Besides, the health care system in Pakistan is also not up to par. As per the world population view, Pakistan is ranked even after India, Bangladesh, Iran, and Ecuador. This is a matter of concern for Pakistan. Since it’s one of the fundamental rights of denizens of a country, this sector too must be focused and invested in. However, the world’s countries invest hefty amounts of their resources in their health care and health research because a healthy individual contributes constructively to the well-being of society and brings about positive change.
Apart from this, Pakistan is also behind the eight ball in life expectancy, nutrition, empowerment of vulnerable groups, quality of employment, quantity of free time, availability of clean water, cost of living, and gender parity. Apart from being fundamental rights of the people of a country, these are the indicators that show the development of a country.

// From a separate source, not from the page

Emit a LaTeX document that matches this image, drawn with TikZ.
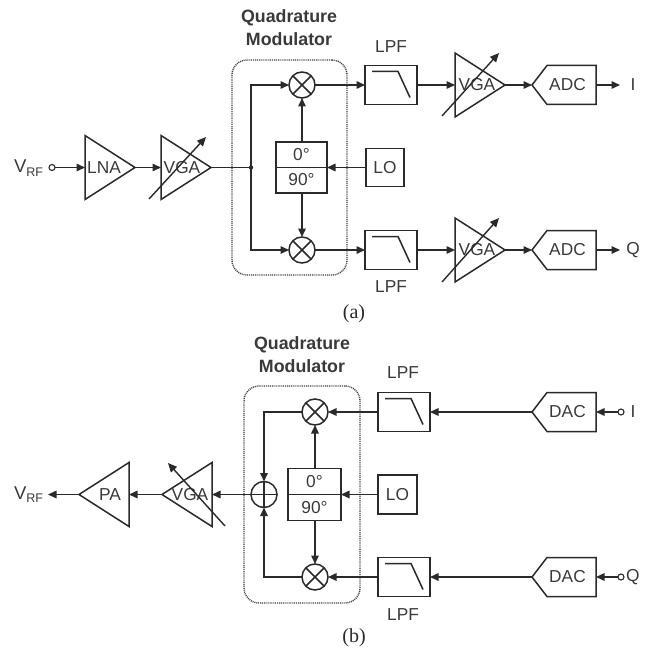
\documentclass[tikz,border=0pt]{standalone}
\usepackage{fontspec}
\setmainfont{Liberation Sans}
\newfontfamily\capfont{Liberation Serif}
\usetikzlibrary{arrows.meta}
\definecolor{ink}{HTML}{2A2A2A}
\definecolor{txt}{HTML}{3A3A3A}
\tikzset{
  x=1pt,y=-1pt,
  wire/.style={draw=ink,line width=1.5pt},
  arr/.style={wire,-{Triangle[length=8.5pt,width=7.5pt]}},
  gainarrow/.style={draw=ink,line width=1.4pt,-{Triangle[length=9pt,width=8pt]}},
  box/.style={draw=ink,line width=1.5pt,rectangle,inner sep=0pt,outer sep=0pt},
  mix/.style={draw=ink,line width=1.5pt,circle,minimum size=26pt,inner sep=0pt,outer sep=0pt},
  port/.style={draw=ink,line width=1.1pt,circle,minimum size=6pt,inner sep=0pt,outer sep=0pt,fill=white},
  lab/.style={inner sep=0pt,outer sep=0pt,text=txt,font=\fontsize{17.3}{17.3}\selectfont},
  titlelab/.style={inner sep=0pt,text=txt,font=\bfseries\fontsize{17.8}{23}\selectfont,align=center},
  caplab/.style={inner sep=0pt,text=ink,font=\capfont\fontsize{20}{20}\selectfont},
  modbox/.style={draw=ink!90,line width=1.4pt,dash pattern=on 1pt off 0.9pt,rounded corners=15pt},
  outline/.style={draw=ink,line width=1.5pt,line join=miter}
}
% \amp{name}{tip x}{base x}{y}{half height}{label x}{text}
\newcommand{\amp}[7]{%
  \coordinate (#1-tip) at (#2,#4);
  \coordinate (#1-base) at (#3,#4);
  \draw[outline] (#3,#4-#5) -- (#1-tip) -- (#3,#4+#5) -- cycle;
  \node[lab] (#1-lab) at (#6,#4) {#7};
}
% \conv{name}{tip x}{shoulder x}{right x}{y}{text}
\newcommand{\conv}[6]{%
  \coordinate (#1-tip) at (#2,#5);
  \coordinate (#1-right) at (#4,#5);
  \draw[outline] (#1-tip) -- (#3,#5-19.5) -- (#4,#5-19.5) -- (#4,#5+19.5) -- (#3,#5+19.5) -- cycle;
  \node[lab] (#1-lab) at ({(#3+#4)/2-4},#5) {#6};
}
% \lpf{name}{centre x}{centre y}
\newcommand{\lpf}[3]{%
  \node[box,minimum width=52pt,minimum height=39pt] (#1) at (#2,#3) {};
  \draw[wire] (#2-19,#3-13.5) -- (#2+7,#3-13.5) -- (#2+19,#3+12.5);
}
\newcommand{\mixer}[3]{%
  \node[mix] (#1) at (#2,#3) {};
  \draw[wire] (#1.45) -- (#1.225) (#1.135) -- (#1.315);
}
\newcommand{\vrf}{\fontsize{18.5}{18.5}\selectfont V\raisebox{-3.5pt}{\fontsize{12.5}{12.5}\selectfont RF}}
\begin{document}
\begin{tikzpicture}
\useasboundingbox[fill=white] (0,0) rectangle (649,650);

% ===== (a) =====
\node[titlelab] (qa) at (289,27.5) {Quadrature\\Modulator};
\node[modbox,minimum width=115pt,minimum height=215pt,inner sep=0pt] (moda) at (289.5,167.5) {};
\node[lab,anchor=west] (vrfa) at (14,168) {\vrf};
\node[port] (pa) at (52,167.5) {};
\amp{lna}{135}{85}{167.5}{32}{104}{LNA}
\amp{vga1}{211}{161}{167.5}{32}{182}{VGA}
\coordinate (g1a) at (149,199); \coordinate (g1b) at (206,137);
\draw[gainarrow] (g1a) -- (g1b);
\draw[arr] (pa) -- (lna-base);
\draw[arr] (lna-tip) -- (vga1-base);
\coordinate (ja) at (251,167.5);
\draw[wire] (vga1-tip) -- (ja);
\fill[ink] (ja) circle (2.2pt);
\mixer{m1}{302}{85}
\mixer{m2}{302}{250}
\draw[arr] (ja) |- (m1.west);
\draw[arr] (ja) |- (m2.west);
\node[box,minimum width=51pt,minimum height=51pt] (pha) at (301.5,167.5) {};
\draw[wire] (pha.west) -- (pha.east);
\node[lab] (pha0) at (301.5,155) {0°};
\node[lab] (pha9) at (301.5,180) {90°};
\draw[arr] (pha.north -| m1) -- (m1.south);
\draw[arr] (pha.south -| m2) -- (m2.north);
\node[box,minimum width=38pt,minimum height=38pt] (loa) at (385,167.5) {};
\node[lab] (loat) at (385,167.5) {LO};
\draw[arr] (loa.west) -- (pha.east);
\lpf{fa1}{391}{85}
\lpf{fa2}{391}{250}
\node[lab] (fa1t) at (391,47) {LPF};
\node[lab] (fa2t) at (391,287) {LPF};
\draw[arr] (m1.east) -- (fa1.west);
\draw[arr] (m2.east) -- (fa2.west);
\amp{vga2}{505}{455}{85}{32}{477}{VGA}
\amp{vga3}{505}{455}{250}{32}{477}{VGA}
\coordinate (g2a) at (442,116); \coordinate (g2b) at (499,53);
\coordinate (g3a) at (442,282); \coordinate (g3b) at (499,218);
\draw[gainarrow] (g2a) -- (g2b);
\draw[gainarrow] (g3a) -- (g3b);
\draw[arr] (fa1.east) -- (vga2-base);
\draw[arr] (fa2.east) -- (vga3-base);
\conv{adc1}{532}{547}{596}{85}{ADC}
\conv{adc2}{532}{547}{596}{250}{ADC}
\draw[arr] (vga2-tip) -- (adc1-tip);
\draw[arr] (vga3-tip) -- (adc2-tip);
\node[lab] (oi) at (633,85) {I};
\node[lab] (oq) at (633,250) {Q};
\coordinate (oia) at (620,85); \coordinate (oqa) at (620,250);
\draw[arr] (adc1-right) -- (oia);
\draw[arr] (adc2-right) -- (oqa);
\node[caplab] (capa) at (354,314) {(a)};

% ===== (b) =====
\node[titlelab] (qb) at (302,354.5) {Quadrature\\Modulator};
\node[modbox,minimum width=116pt,minimum height=217pt,inner sep=0pt] (modb) at (302,494.5) {};
\mixer{m3}{315}{412}
\mixer{m4}{315}{577}
\node[mix] (sum) at (264,494.5) {};
\draw[wire] (sum.north) -- (sum.south) (sum.west) -- (sum.east);
\draw[arr] (m3.west) -| (sum.north);
\draw[arr] (m4.west) -| (sum.south);
\node[box,minimum width=53pt,minimum height=52pt] (phb) at (314.5,494.5) {};
\draw[wire] (phb.west) -- (phb.east);
\node[lab] (phb0) at (314.5,482) {0°};
\node[lab] (phb9) at (314.5,508) {90°};
\draw[arr] (phb.north -| m3) -- (m3.south);
\draw[arr] (phb.south -| m4) -- (m4.north);
\node[box,minimum width=39pt,minimum height=39pt] (lob) at (397.5,494.5) {};
\node[lab] (lobt) at (397.5,494.5) {LO};
\draw[arr] (lob.west) -- (phb.east);
\lpf{fb1}{404}{412}
\lpf{fb2}{404}{577}
\node[lab] (fb1t) at (403,373) {LPF};
\node[lab] (fb2t) at (403,615) {LPF};
\draw[arr] (fb1.west) -- (m3.east);
\draw[arr] (fb2.west) -- (m4.east);
\conv{dac1}{532}{547}{596}{412}{DAC}
\conv{dac2}{532}{547}{596}{577}{DAC}
\draw[arr] (dac1-tip) -- (fb1.east);
\draw[arr] (dac2-tip) -- (fb2.east);
\node[port] (pi) at (621,412) {};
\node[port] (pq) at (621,577) {};
\node[lab] (ii) at (633,412) {I};
\node[lab,anchor=west] (iq) at (626,577) {Q};
\draw[arr] (pi) -- (dac1-right);
\draw[arr] (pq) -- (dac2-right);
\amp{vga4}{162}{212}{494.5}{32}{190}{VGA}
\amp{pa}{79}{129}{494.5}{32}{110}{PA}
\coordinate (g4a) at (225,526); \coordinate (g4b) at (168,463);
\draw[gainarrow] (g4a) -- (g4b);
\draw[arr] (sum.west) -- (vga4-base);
\draw[arr] (vga4-tip) -- (pa-base);
\node[lab,anchor=west] (vrfb) at (14,494.5) {\vrf};
\coordinate (vrfbtip) at (48,494.5);
\draw[arr] (pa-tip) -- (vrfbtip);
\node[caplab] (capb) at (354,638) {(b)};
\end{tikzpicture}
\end{document}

To encapsulate, the priorities of a nation play a crucial role in shaping its future. If any country prioritizes anything other than the basic rights, social well-being, and economic growth of the country, the kismet of that country remains in the doldrums. So, Pakistan too should reset its priorities and put into action their words so that Pakistan can be a global player and equally confer each basic right and facility on its citizens.